--- begin ---

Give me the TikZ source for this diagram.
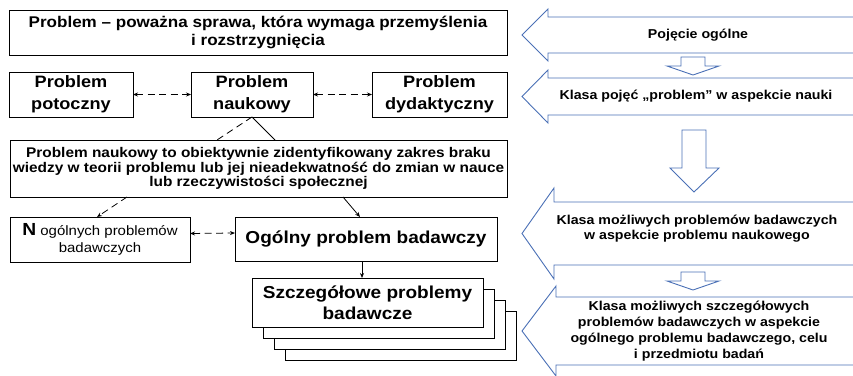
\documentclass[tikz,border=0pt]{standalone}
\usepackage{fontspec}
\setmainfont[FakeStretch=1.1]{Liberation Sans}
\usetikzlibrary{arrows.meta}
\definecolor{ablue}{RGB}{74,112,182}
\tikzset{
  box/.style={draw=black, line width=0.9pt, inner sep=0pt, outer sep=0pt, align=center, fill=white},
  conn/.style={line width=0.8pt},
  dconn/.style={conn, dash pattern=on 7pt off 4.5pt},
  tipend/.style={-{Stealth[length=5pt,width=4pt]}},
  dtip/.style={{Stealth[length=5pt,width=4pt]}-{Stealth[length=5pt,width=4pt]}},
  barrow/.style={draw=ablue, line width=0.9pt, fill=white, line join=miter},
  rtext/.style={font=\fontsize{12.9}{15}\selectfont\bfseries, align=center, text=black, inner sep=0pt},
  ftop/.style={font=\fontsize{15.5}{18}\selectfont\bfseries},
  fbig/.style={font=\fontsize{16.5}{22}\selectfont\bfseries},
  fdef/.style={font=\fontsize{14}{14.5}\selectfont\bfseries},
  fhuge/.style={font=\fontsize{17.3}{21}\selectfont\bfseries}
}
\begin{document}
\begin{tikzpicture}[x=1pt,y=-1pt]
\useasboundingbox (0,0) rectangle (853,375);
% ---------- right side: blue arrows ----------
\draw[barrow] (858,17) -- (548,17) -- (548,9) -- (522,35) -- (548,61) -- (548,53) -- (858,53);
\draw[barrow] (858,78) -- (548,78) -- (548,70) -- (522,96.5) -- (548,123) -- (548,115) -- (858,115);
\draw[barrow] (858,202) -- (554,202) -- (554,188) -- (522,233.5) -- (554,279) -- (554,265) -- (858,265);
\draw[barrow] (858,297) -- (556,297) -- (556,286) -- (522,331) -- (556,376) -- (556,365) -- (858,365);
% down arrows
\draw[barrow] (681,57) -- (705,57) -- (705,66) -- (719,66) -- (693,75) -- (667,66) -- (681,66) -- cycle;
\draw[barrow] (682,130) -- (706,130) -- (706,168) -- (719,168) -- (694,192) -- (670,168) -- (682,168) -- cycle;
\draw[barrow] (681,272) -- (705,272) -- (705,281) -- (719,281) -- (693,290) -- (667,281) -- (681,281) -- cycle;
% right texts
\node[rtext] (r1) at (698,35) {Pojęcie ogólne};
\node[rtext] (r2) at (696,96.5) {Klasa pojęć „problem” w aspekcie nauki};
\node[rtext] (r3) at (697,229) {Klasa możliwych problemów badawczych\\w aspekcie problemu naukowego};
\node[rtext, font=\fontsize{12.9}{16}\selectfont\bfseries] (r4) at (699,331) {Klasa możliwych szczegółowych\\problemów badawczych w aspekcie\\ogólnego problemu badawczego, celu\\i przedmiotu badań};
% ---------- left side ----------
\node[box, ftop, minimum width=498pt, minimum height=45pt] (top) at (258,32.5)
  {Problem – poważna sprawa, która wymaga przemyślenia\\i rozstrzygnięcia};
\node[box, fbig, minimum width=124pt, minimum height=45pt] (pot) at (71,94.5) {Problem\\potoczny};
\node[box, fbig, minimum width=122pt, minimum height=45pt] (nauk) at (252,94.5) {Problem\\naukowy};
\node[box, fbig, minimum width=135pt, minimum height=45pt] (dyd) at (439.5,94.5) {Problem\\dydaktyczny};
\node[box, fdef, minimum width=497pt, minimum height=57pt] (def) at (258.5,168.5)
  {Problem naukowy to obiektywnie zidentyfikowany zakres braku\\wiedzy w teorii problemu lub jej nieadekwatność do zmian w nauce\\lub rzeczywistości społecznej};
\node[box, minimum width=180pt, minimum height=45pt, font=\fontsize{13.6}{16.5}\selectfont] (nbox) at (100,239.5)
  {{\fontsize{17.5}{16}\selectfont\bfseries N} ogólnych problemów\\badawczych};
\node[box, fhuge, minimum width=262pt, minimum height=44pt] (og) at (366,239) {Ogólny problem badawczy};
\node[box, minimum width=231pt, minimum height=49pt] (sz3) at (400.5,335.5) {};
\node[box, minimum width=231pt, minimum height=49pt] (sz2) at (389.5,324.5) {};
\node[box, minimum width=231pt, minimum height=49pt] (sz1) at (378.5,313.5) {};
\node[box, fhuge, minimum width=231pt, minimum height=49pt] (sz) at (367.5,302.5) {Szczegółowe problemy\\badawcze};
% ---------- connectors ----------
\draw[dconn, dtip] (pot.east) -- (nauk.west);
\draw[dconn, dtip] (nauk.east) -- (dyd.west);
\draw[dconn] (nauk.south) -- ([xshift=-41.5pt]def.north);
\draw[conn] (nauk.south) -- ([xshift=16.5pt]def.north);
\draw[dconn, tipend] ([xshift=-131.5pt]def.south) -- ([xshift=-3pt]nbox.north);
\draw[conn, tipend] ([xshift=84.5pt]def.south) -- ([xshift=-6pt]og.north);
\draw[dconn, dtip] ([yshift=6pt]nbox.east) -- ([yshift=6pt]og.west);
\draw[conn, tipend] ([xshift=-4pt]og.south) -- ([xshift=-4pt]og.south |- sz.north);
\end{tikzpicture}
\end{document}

--- end ---
--- begin ---

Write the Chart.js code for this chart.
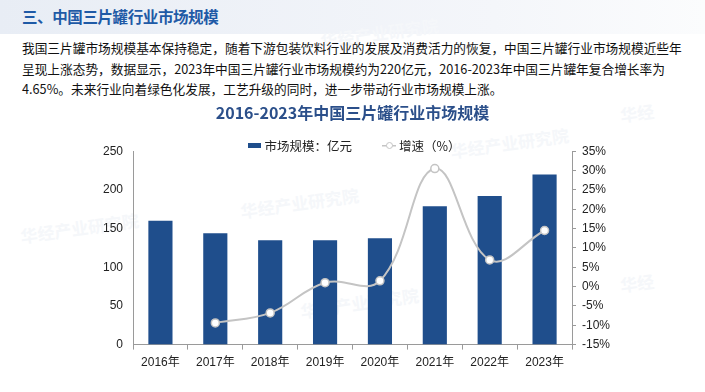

--- end ---

# [Directions]
The answer must consist solely of the number of lines in the entries that contain the word "this".

# [Answer to the task]
2